BRIEF :: Retype, with no alterations, every line between the one containing "Reproduce this chart with Plotly." and the one containing "import plotly.graph_objects as go", counting both of those lines too. Pictures are to be left out.

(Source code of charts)
— Begin —
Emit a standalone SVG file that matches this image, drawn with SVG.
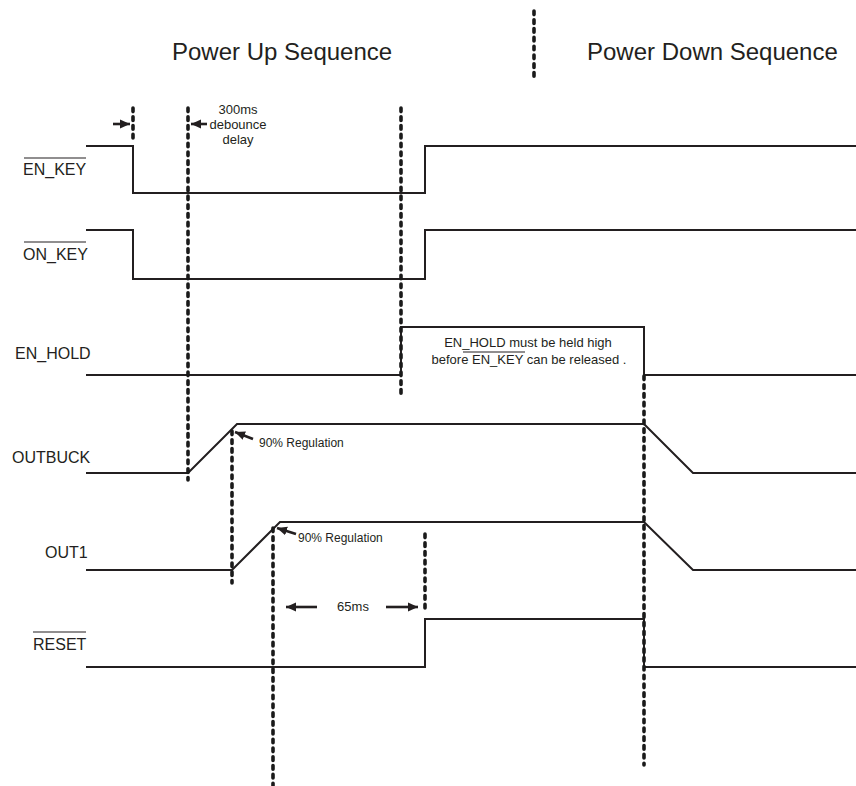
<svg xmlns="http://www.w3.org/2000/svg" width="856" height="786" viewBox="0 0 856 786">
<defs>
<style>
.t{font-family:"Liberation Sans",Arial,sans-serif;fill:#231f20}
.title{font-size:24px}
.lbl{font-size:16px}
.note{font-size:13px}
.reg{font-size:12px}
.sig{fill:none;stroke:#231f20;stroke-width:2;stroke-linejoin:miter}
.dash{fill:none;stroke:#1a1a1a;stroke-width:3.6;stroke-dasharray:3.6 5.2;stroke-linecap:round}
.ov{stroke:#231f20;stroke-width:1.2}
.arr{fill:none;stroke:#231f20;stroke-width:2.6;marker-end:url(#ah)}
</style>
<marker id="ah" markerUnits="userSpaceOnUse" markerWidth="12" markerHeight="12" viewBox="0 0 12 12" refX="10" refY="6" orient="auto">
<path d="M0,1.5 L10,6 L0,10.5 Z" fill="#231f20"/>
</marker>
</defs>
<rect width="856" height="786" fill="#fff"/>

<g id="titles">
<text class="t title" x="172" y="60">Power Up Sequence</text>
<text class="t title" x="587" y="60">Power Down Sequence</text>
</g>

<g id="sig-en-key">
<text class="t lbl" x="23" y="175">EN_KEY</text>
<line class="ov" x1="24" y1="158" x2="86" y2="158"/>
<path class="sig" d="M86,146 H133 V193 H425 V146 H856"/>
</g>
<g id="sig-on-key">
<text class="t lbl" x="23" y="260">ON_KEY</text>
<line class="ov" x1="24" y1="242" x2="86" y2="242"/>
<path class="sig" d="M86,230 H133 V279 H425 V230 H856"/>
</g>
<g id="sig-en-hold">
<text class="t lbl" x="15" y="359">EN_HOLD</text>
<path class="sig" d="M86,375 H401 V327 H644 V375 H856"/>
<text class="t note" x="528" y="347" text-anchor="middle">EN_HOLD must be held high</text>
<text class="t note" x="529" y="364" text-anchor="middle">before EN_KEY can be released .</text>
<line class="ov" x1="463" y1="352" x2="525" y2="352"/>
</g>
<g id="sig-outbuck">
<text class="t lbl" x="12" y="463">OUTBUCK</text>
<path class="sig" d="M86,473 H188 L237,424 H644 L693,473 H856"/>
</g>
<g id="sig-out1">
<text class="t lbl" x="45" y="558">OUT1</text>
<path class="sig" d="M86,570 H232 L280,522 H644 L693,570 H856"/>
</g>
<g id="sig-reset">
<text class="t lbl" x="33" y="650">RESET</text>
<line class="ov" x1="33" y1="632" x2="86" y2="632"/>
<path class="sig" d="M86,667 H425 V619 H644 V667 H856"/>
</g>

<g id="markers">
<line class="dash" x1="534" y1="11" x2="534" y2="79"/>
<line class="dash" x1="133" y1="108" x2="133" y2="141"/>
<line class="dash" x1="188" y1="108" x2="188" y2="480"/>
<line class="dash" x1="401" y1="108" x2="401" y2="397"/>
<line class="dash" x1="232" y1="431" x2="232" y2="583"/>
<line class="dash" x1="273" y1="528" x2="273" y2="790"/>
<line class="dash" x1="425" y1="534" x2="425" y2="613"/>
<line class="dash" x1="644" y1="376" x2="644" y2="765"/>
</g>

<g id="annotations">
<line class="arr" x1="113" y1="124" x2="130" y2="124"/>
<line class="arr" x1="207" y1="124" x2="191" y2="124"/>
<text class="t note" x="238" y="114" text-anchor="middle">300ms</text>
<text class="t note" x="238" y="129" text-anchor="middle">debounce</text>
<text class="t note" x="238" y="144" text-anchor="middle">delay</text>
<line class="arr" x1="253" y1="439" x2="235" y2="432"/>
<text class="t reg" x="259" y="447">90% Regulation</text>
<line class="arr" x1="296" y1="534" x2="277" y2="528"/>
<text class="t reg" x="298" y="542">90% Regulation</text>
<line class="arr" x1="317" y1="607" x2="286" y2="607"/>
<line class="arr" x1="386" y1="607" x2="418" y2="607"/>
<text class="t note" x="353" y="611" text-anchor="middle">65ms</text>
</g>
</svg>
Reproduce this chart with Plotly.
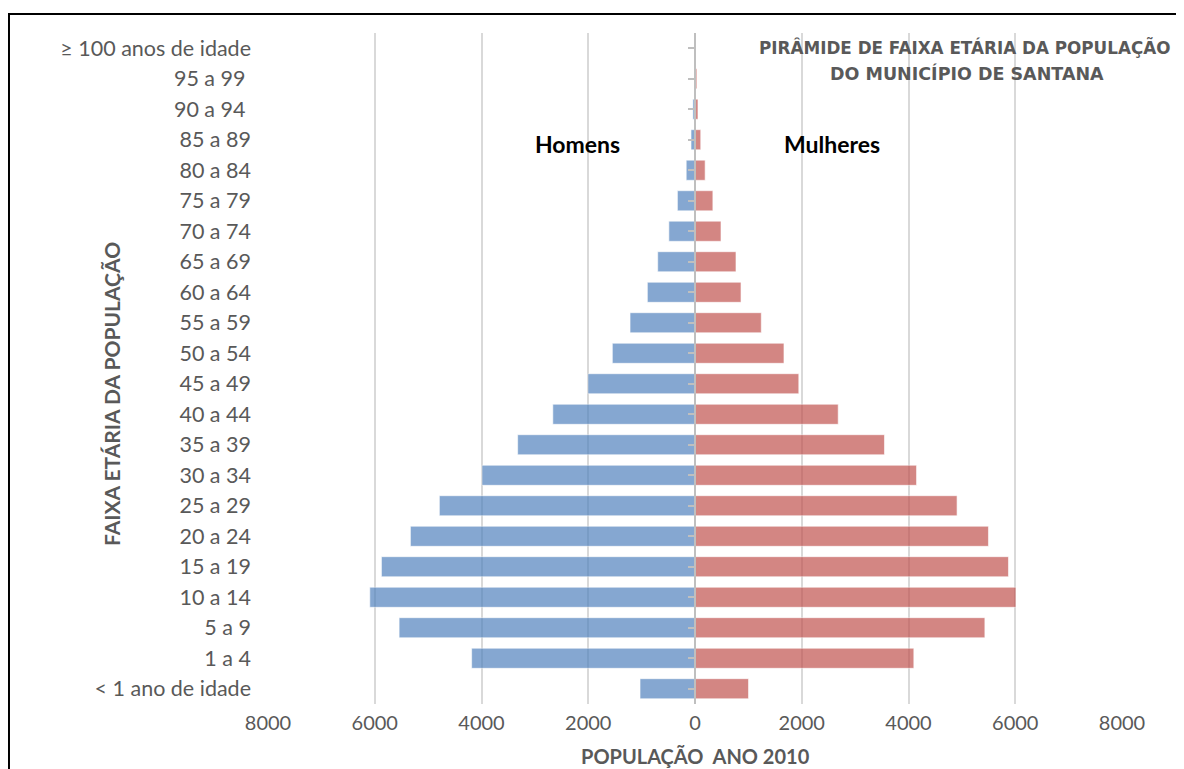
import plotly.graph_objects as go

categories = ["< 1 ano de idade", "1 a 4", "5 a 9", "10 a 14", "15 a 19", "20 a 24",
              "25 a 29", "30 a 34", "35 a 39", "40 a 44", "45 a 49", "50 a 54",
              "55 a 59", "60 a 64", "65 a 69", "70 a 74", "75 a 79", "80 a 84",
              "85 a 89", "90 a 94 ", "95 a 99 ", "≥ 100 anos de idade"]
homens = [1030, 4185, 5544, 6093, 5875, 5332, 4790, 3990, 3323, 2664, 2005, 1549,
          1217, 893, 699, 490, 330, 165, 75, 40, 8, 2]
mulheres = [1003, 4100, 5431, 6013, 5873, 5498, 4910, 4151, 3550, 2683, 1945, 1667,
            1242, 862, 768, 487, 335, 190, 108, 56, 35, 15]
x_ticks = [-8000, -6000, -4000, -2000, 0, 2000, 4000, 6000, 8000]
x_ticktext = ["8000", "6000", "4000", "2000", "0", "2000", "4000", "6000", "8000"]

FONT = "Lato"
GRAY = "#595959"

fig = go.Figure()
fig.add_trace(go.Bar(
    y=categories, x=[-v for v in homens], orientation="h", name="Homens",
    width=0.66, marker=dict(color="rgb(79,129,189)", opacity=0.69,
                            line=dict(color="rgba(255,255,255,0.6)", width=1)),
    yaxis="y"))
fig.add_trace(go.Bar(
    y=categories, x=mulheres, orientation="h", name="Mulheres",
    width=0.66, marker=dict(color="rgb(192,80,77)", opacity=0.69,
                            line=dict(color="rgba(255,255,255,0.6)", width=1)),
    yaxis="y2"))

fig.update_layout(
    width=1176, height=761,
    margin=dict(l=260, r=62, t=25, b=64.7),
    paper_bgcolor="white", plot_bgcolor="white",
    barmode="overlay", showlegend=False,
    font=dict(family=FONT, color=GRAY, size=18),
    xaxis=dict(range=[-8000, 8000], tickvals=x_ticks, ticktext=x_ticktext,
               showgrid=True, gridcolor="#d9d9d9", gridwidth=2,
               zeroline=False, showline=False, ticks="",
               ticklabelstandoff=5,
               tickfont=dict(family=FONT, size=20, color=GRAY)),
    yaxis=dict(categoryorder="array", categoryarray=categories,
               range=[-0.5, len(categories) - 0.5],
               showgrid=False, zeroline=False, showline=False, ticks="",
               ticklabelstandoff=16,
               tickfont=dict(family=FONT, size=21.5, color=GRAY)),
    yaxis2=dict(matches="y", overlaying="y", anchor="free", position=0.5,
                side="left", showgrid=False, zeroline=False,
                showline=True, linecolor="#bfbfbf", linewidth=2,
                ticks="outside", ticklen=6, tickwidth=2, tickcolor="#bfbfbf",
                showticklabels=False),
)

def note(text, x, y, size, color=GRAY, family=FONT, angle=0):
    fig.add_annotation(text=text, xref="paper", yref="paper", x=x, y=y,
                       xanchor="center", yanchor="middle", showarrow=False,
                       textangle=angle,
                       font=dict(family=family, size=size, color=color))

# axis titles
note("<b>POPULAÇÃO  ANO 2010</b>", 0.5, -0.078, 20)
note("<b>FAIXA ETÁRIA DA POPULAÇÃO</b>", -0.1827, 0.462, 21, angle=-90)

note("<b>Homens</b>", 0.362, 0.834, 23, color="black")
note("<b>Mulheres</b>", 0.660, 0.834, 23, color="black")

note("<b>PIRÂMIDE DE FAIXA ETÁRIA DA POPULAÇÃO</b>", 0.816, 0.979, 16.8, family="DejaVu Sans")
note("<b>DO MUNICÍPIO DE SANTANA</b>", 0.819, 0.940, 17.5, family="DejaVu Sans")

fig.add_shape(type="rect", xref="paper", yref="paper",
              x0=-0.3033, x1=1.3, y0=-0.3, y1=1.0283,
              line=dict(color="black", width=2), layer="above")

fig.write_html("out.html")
— End —
WORKED ANSWER ::
Reproduce this chart with Plotly.
import plotly.graph_objects as go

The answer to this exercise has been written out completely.